> **Exercise objective**:
Return the lines below exactly, from the first line to the line that contains "Dc_mid_err = [0.003, 0.003, 0.003, 0.003]". Leave out pictures.
------------------------------
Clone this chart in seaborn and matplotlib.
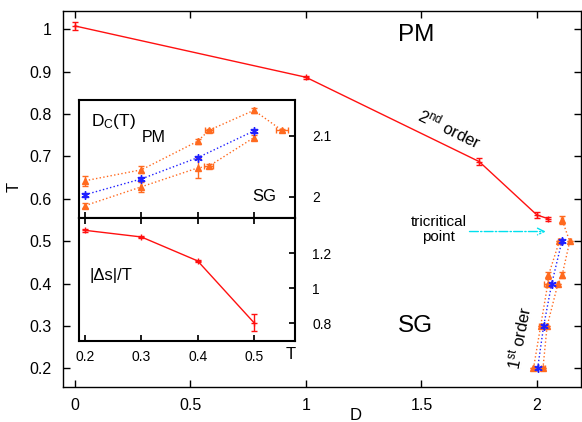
import matplotlib
matplotlib.use('Agg')
import matplotlib.pyplot as plt
import seaborn as sns
import pandas as pd

# 2nd order line (main panel: D vs T)
D_2nd = [0.0, 1.0, 1.75, 2.0, 2.05]
T_2nd = [1.008, 0.887, 0.688, 0.562, 0.553]
T_2nd_err = [0.010, 0.004, 0.008, 0.008, 0.005]

# 1st order line, D_c(T): upper bound, lower bound, estimate
T_up = [0.2, 0.3, 0.4, 0.42, 0.5, 0.55]
Dc_up = [2.026, 2.044, 2.091, 2.109, 2.142, 2.109]
Dc_up_err = [0.008, 0.006, 0.004, 0.003, 0.004, 0.003]
T_up_err = [0.0, 0.0, 0.0, 0.007, 0.0, 0.010]

T_lo = [0.2, 0.3, 0.4, 0.42, 0.5]
Dc_lo = [1.985, 2.016, 2.047, 2.050, 2.097]
Dc_lo_err = [0.004, 0.008, 0.017, 0.003, 0.004]
T_lo_err = [0.0, 0.0, 0.0, 0.008, 0.0]

T_mid = [0.2, 0.3, 0.4, 0.5]
Dc_mid = [2.003, 2.029, 2.064, 2.108]
Dc_mid_err = [0.003, 0.003, 0.003, 0.003]

# entropy jump along the 1st order line
T_ds = [0.2, 0.3, 0.4, 0.5]
ds = [1.331, 1.293, 1.156, 0.803]
ds_err = [0.008, 0.006, 0.006, 0.05]

RED = '#ff1010'
ORANGE = '#ff6a1f'
BLUE = '#2020ff'
CYAN = '#00e0ee'

sns.set_theme(style='ticks')
plt.rcParams['font.family'] = ['Liberation Sans', 'DejaVu Sans']
plt.rcParams['mathtext.default'] = 'regular'
plt.rcParams['text.color'] = 'black'
plt.rcParams['axes.labelcolor'] = 'black'
plt.rcParams['xtick.color'] = 'black'
plt.rcParams['ytick.color'] = 'black'


def draw(ax, x, y, xerr, yerr, color, marker, ls, ms):
    df = pd.DataFrame({'x': x, 'y': y})
    sns.lineplot(data=df, x='x', y='y', ax=ax, sort=False, estimator=None,
                 color=color, marker=marker, markersize=ms, linestyle=ls,
                 linewidth=1, markeredgecolor=color, markeredgewidth=1)
    ax.errorbar(x, y, xerr=xerr, yerr=yerr, fmt='none', ecolor=color,
                elinewidth=1, capsize=2)


fig = plt.figure(figsize=(5.82, 4.22), dpi=100)
ax = fig.add_axes([0.108, 0.0837, 0.890, 0.891])

draw(ax, D_2nd, T_2nd, None, T_2nd_err, RED, '+', '-', 5)
draw(ax, Dc_up, T_up, Dc_up_err, T_up_err, ORANGE, '^', ':', 5)
draw(ax, Dc_lo, T_lo, Dc_lo_err, T_lo_err, ORANGE, '^', ':', 5)
draw(ax, Dc_mid, T_mid, Dc_mid_err, None, BLUE, (6, 2, 0), ':', 6)

ax.set_xlim(-0.052, 2.19)
ax.set_ylim(0.157, 1.044)
ax.set_xticks([0, 0.5, 1, 1.5, 2])
ax.set_xticklabels(['0', '0.5', '1', '1.5', '2'])
ax.set_yticks([0.2, 0.3, 0.4, 0.5, 0.6, 0.7, 0.8, 0.9, 1.0])
ax.set_yticklabels(['0.2', '0.3', '0.4', '0.5', '0.6', '0.7', '0.8', '0.9', '1'])
ax.tick_params(direction='in', top=True, right=True, length=5, width=1,
               labelsize=11.5, pad=8)
for s in ax.spines.values():
    s.set_linewidth(1)
    s.set_color('black')
ax.set_xlabel('D', fontsize=12)
ax.set_ylabel('T', fontsize=12)
ax.xaxis.set_label_coords(0.566, -0.058)
ax.yaxis.set_label_coords(-0.08, 0.532)

ax.text(1.479, 0.987, 'PM', fontsize=17.5, ha='center', va='center')
ax.text(1.474, 0.300, 'SG', fontsize=17.5, ha='center', va='center')
ax.text(1.623, 0.766, '2$^{nd}$ order', fontsize=12, ha='center', va='center',
        rotation=-26)
ax.text(1.926, 0.273, '1$^{st}$ order', fontsize=12, ha='center', va='center',
        rotation=79)
ax.text(1.576, 0.528, 'tricritical\npoint', fontsize=11, ha='center',
        va='center', linespacing=1.1)
ax.annotate('', xy=(2.05, 0.523), xytext=(1.696, 0.523),
            arrowprops=dict(arrowstyle='->', color=CYAN, linestyle='-.', lw=1))

# inset: D_c(T)
ax1 = fig.add_axes([0.1357, 0.484, 0.372, 0.279])
draw(ax1, T_up, Dc_up, T_up_err, Dc_up_err, ORANGE, '^', ':', 5)
draw(ax1, T_lo, Dc_lo, T_lo_err, Dc_lo_err, ORANGE, '^', ':', 5)
draw(ax1, T_mid, Dc_mid, None, Dc_mid_err, BLUE, (6, 2, 0), ':', 6)
ax1.set_xlim(0.189, 0.574)
ax1.set_ylim(1.965, 2.159)
ax1.set_xticks([0.2, 0.3, 0.4, 0.5])
ax1.set_yticks([2.0, 2.1])
ax1.set_yticklabels(['2', '2.1'])
ax1.yaxis.tick_right()
ax1.tick_params(axis='x', direction='in', bottom=True, top=False,
                labelbottom=False, length=4)
ax1.tick_params(axis='y', direction='in', right=True, left=False,
                labelright=True, labelleft=False, length=4, labelsize=10,
                pad=12)
ax1.set_xlabel('')
ax1.set_ylabel('')
ax1.text(0.055, 0.82, 'D$_C$(T)', transform=ax1.transAxes, fontsize=12.5,
         va='center')
ax1.text(0.29, 0.68, 'PM', transform=ax1.transAxes, fontsize=11.5,
         va='center')
ax1.text(0.80, 0.18, 'SG', transform=ax1.transAxes, fontsize=12,
         va='center')

# inset: |Δs|/T
ax2 = fig.add_axes([0.1357, 0.193, 0.372, 0.291])
draw(ax2, T_ds, ds, None, ds_err, RED, '+', '-', 5)
ax2.set_xlim(0.189, 0.574)
ax2.set_ylim(0.70, 1.403)
ax2.set_xticks([0.2, 0.3, 0.4, 0.5])
ax2.set_xticklabels(['0.2', '0.3', '0.4', '0.5'])
ax2.set_yticks([0.8, 1.0, 1.2])
ax2.set_yticklabels(['0.8', '1', '1.2'])
ax2.yaxis.tick_right()
ax2.tick_params(axis='x', direction='in', bottom=True, top=True, length=4,
                labelsize=10, pad=7)
ax2.tick_params(axis='y', direction='in', right=True, left=False,
                labelright=True, labelleft=False, length=4, labelsize=10,
                pad=12)
ax2.set_xlabel('')
ax2.set_ylabel('')
ax2.text(0.05, 0.53, '|Δs|/T', transform=ax2.transAxes, fontsize=12,
         va='center')
ax2.text(0.98, -0.115, 'T', transform=ax2.transAxes, fontsize=12,
         ha='center', va='center')

for a in (ax1, ax2):
    for s in a.spines.values():
        s.set_linewidth(1.5)
        s.set_color('black')

fig.savefig('out.png', dpi=100)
------------------------------
> **Expected answer**:
Clone this chart in seaborn and matplotlib.
import matplotlib
matplotlib.use('Agg')
import matplotlib.pyplot as plt
import seaborn as sns
import pandas as pd

# 2nd order line (main panel: D vs T)
D_2nd = [0.0, 1.0, 1.75, 2.0, 2.05]
T_2nd = [1.008, 0.887, 0.688, 0.562, 0.553]
T_2nd_err = [0.010, 0.004, 0.008, 0.008, 0.005]

# 1st order line, D_c(T): upper bound, lower bound, estimate
T_up = [0.2, 0.3, 0.4, 0.42, 0.5, 0.55]
Dc_up = [2.026, 2.044, 2.091, 2.109, 2.142, 2.109]
Dc_up_err = [0.008, 0.006, 0.004, 0.003, 0.004, 0.003]
T_up_err = [0.0, 0.0, 0.0, 0.007, 0.0, 0.010]

T_lo = [0.2, 0.3, 0.4, 0.42, 0.5]
Dc_lo = [1.985, 2.016, 2.047, 2.050, 2.097]
Dc_lo_err = [0.004, 0.008, 0.017, 0.003, 0.004]
T_lo_err = [0.0, 0.0, 0.0, 0.008, 0.0]

T_mid = [0.2, 0.3, 0.4, 0.5]
Dc_mid = [2.003, 2.029, 2.064, 2.108]
Dc_mid_err = [0.003, 0.003, 0.003, 0.003]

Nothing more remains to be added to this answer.